Where there had once been only goals, shots and saves had arrived.
Now, not only could we build multiple regression models where many of the predictor variables were highly correlated, we could also look at conversion rates for strikers and save rates for keepers.
In an era when the short term ruled, a keeper such as David Seaman was world class in terms of save percentage until he conceded more goals in a game at Derby than he had conceded in the previous five Premier League games. And then, as now, MotD's expecterts went to town on a singular performance.
Sample size and random variation wasn't high on the list of football related topics in 1997, but it was apparent to some that what you saw in terms of save percentage might not be what you'd get in the future.
You needed a bigger sample size of shots faced by a keeper and you also needed to regress that rate towards the league average.
This didn't turn save percentage into a killer stat, but it did make the curse of the streaky 90% save percentage more understandable when it inevitably tanked to more mundane levels.
|
Spot the interloper from the future. |
Fast forward and now model based keeper analysis can extend to shot type, location and even include those devilish deflections that confound the best.
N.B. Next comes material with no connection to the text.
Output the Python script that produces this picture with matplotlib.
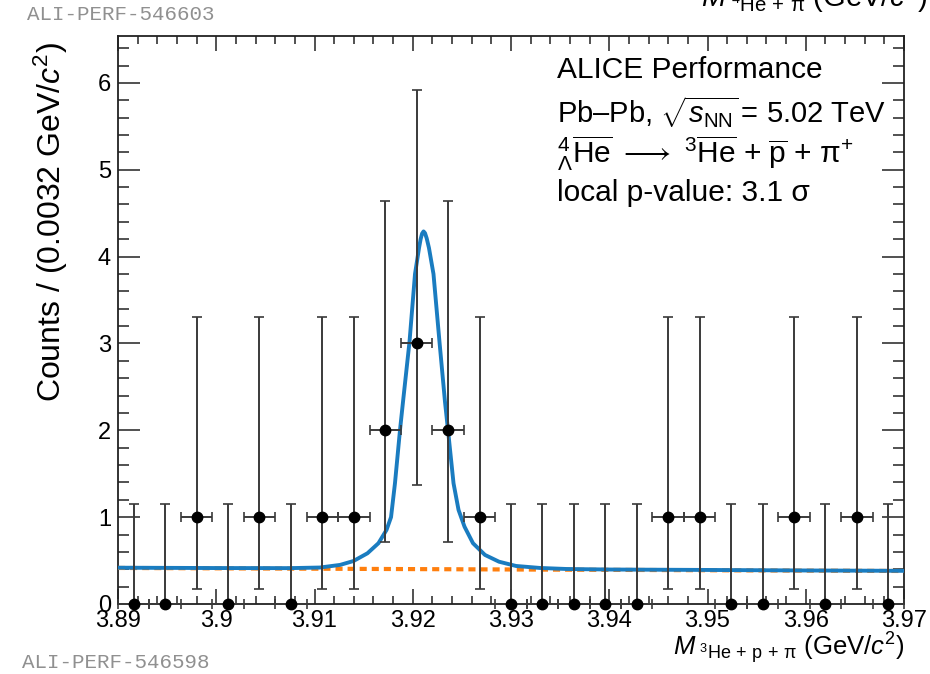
import matplotlib
matplotlib.use("Agg")
import matplotlib.pyplot as plt
from matplotlib.ticker import MultipleLocator, FixedLocator, FixedFormatter

# ---------------- data ----------------
bin_centers = [3.8916, 3.8948, 3.8980, 3.9012, 3.9044, 3.9076, 3.9108, 3.9140,
               3.9172, 3.9204, 3.9236, 3.9268, 3.9300, 3.9332, 3.9364, 3.9396,
               3.9428, 3.9460, 3.9492, 3.9524, 3.9556, 3.9588, 3.9620, 3.9652,
               3.9684]
counts = [0, 0, 1, 0, 1, 0, 1, 1, 2, 3, 2, 1, 0, 0, 0, 0, 0, 1, 1, 0, 0, 1, 0, 1, 0]
bin_half_width = 0.0016
# Poisson intervals (count -> (low, high))
interval_low = {0: 0.0, 1: 0.17, 2: 0.71, 3: 1.37}
interval_high = {0: 1.15, 1: 3.30, 2: 4.64, 3: 5.92}

# total fit curve
fit_x = [3.89000, 3.90000, 3.90750, 3.91056, 3.91260, 3.91397, 3.91539, 3.91651,
         3.91733, 3.91779, 3.91819, 3.91870, 3.91901, 3.91967, 3.92023, 3.92064,
         3.92080, 3.92095, 3.92110, 3.92125, 3.92142, 3.92165, 3.92211, 3.92272,
         3.92328, 3.92359, 3.92415, 3.92466, 3.92527, 3.92613, 3.92735, 3.92878,
         3.93051, 3.93295, 3.93567, 3.94000, 3.95000, 3.96000, 3.97000]
fit_y = [0.418, 0.414, 0.413, 0.420, 0.450, 0.495, 0.584, 0.700,
         0.853, 1.000, 1.390, 2.000, 2.330, 3.020, 3.800, 4.100,
         4.200, 4.265, 4.290, 4.270, 4.210, 4.100, 3.800, 3.020,
         2.330, 2.000, 1.390, 1.083, 0.890, 0.700, 0.565, 0.487,
         0.438, 0.415, 0.403, 0.397, 0.392, 0.386, 0.382]
# background component (dashed)
bkg_x = [3.8900, 3.9700]
bkg_y = [0.415, 0.380]

x_ticks = [3.89, 3.90, 3.91, 3.92, 3.93, 3.94, 3.95, 3.96, 3.97]
x_ticklabels = ["3.89", "3.9", "3.91", "3.92", "3.93", "3.94", "3.95", "3.96", "3.97"]
y_ticks = [0, 1, 2, 3, 4, 5, 6]
y_ticklabels = ["0", "1", "2", "3", "4", "5", "6"]

# ---------------- style ----------------
plt.rcParams['font.family'] = ['Liberation Sans', 'DejaVu Sans']
plt.rcParams['mathtext.fontset'] = 'custom'
plt.rcParams['mathtext.rm'] = 'Liberation Sans'
plt.rcParams['mathtext.it'] = 'Liberation Sans:italic'
plt.rcParams['mathtext.bf'] = 'Liberation Sans:bold'
plt.rcParams['mathtext.sf'] = 'Liberation Sans'

fig = plt.figure(figsize=(9.3, 6.74), dpi=100)
ax = fig.add_axes([118 / 930, 1 - 604 / 674, (904 - 118) / 930, (604 - 36) / 674])

# background (dashed orange) and total fit (blue)
ax.plot(bkg_x, bkg_y, color='#ff7f0e', lw=3.0, ls=(0, (1.7, 1.2)), zorder=3)
ax.plot(fit_x, fit_y, color='#1a7cc0', lw=2.8, zorder=4,
        solid_joinstyle='round', solid_capstyle='butt')

# data points with asymmetric Poisson errors
ylo = [c - interval_low[c] for c in counts]
yhi = [interval_high[c] - c for c in counts]
ax.errorbar(bin_centers, counts, yerr=[ylo, yhi], xerr=bin_half_width,
            fmt='o', color='black', ecolor='#3a3a3a', elinewidth=1.4,
            capsize=3.5, capthick=1.2, markersize=7.5, zorder=5, clip_on=False)

ax.set_xlim(3.89, 3.97)
ax.set_ylim(0, 6.54)

ax.xaxis.set_major_locator(FixedLocator(x_ticks))
ax.xaxis.set_major_formatter(FixedFormatter(x_ticklabels))
ax.xaxis.set_minor_locator(MultipleLocator(0.002))
ax.yaxis.set_major_locator(FixedLocator(y_ticks))
ax.yaxis.set_major_formatter(FixedFormatter(y_ticklabels))
ax.yaxis.set_minor_locator(MultipleLocator(0.2))

ax.tick_params(axis='both', which='both', direction='in', top=True, right=True,
               color='#222222', width=1.1)
ax.tick_params(axis='x', which='major', length=11, labelsize=17, pad=4)
ax.tick_params(axis='x', which='minor', length=6)
ax.tick_params(axis='y', which='major', length=16, labelsize=17, pad=5)
ax.tick_params(axis='y', which='minor', length=8)
for s in ax.spines.values():
    s.set_linewidth(1.3)
    s.set_color('#222222')

ax.set_ylabel(r'Counts / (0.0032 GeV/$c^{2}$)', fontsize=23, loc='top')
ax.yaxis.set_label_coords(-0.061, 0.99)
fig.text(905 / 930, 1 - 648 / 674,
         r'$M_{\ ^{3}\mathrm{He\,+\,p\,+\,π}}$ (GeV/$c^{2}$)',
         ha='right', va='center', fontsize=18.5)

# header text
tx = 557 / 930
fig.text(tx, 1 - 70 / 674, 'ALICE Performance', fontsize=21.5, va='center', ha='left')
fig.text(tx, 1 - 112 / 674, r'Pb–Pb, $\sqrt{s_{\mathrm{NN}}}\,$= 5.02 TeV',
         fontsize=21, va='center', ha='left')
fig.text(tx, 1 - 153 / 674,
         r'${}^{4}_{\Lambda}\overline{\mathrm{He}}\ \longrightarrow\ {}^{3}\overline{\mathrm{He}}$ + $\overline{\mathrm{p}}$ + π$^{+}$',
         fontsize=21.5, va='center', ha='left')
fig.text(tx, 1 - 193 / 674, 'local p-value: 3.1 σ', fontsize=21.5,
         va='center', ha='left')

# figure labels
fig.text(27 / 930, 1 - 14 / 674, 'ALI-PERF-546603', family='Liberation Mono',
         fontsize=15, color='#909090', va='center', ha='left')
fig.text(22 / 930, 1 - 662 / 674, 'ALI-PERF-546598', family='Liberation Mono',
         fontsize=15, color='#909090', va='center', ha='left')
fig.text(927 / 930, 1 - 7 / 674,
         r'$M_{\ ^{4}\mathrm{He\,+\,π}}$ (GeV/$c^{2}$)',
         ha='right', va='baseline', fontsize=21)

fig.savefig('out.png', dpi=100)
However, for some, save percentage remains the most accessible way to convey information about a particular keeper.
This week was a
good example.
It may not be a cutting edge approach to evaluating a keeper, but for many, if not most, it is as deep as they wish to delve.
So what 1990's rules of thumb can be applied to the basic save currency of the current crop of keepers,
We know that the save percentages of this season's keepers is not the product of equally talented keepers facing equally difficult shots because the spread of the save percentages of each keeper is wider than if this was the case.
Equally, random variation is one component of the observed save percentages and small sample sizes are prone to producing extremes simple by chance.
If you want a keeper's raw save percentage to better reflect what may occur in the future regress his actual percentage in line with the following table.
Stoke's (or rather Derby's) Lee Grant has faced 31 shots on goal and saved 26 and his raw efficiency is 0.839. League average is running at 0.66.
Regress his actual rate by 70% as he's faced around 30 goal attempts, so (0.839 *(1-0.7)) + (0.7 * 0.66) = 0.713
Your better guess of Grant's immediate future, based on his single season to date is that his 0.839 save percentage from 31 shots may see him save 71% of the shots he faces, without any age related decline factored in.
He's still ranked first this season, but he's really close to a scrum of other keepers with similarly regressed rates. Ranking players instead of discussing the actual numbers is often strawman territory, anyway.
There's nothing wrong with using simple data, but you owe it to your article and audience to do the best with that data.
Raw save rates from one season are better predictors of actual save rates in the following season in just 30% of examples. 70% of the time your get a more accurate validation of your conclusion through your closeness to future events if you go the extra yard and regress the raw data.
At least Party Like it's 2016, not 1999.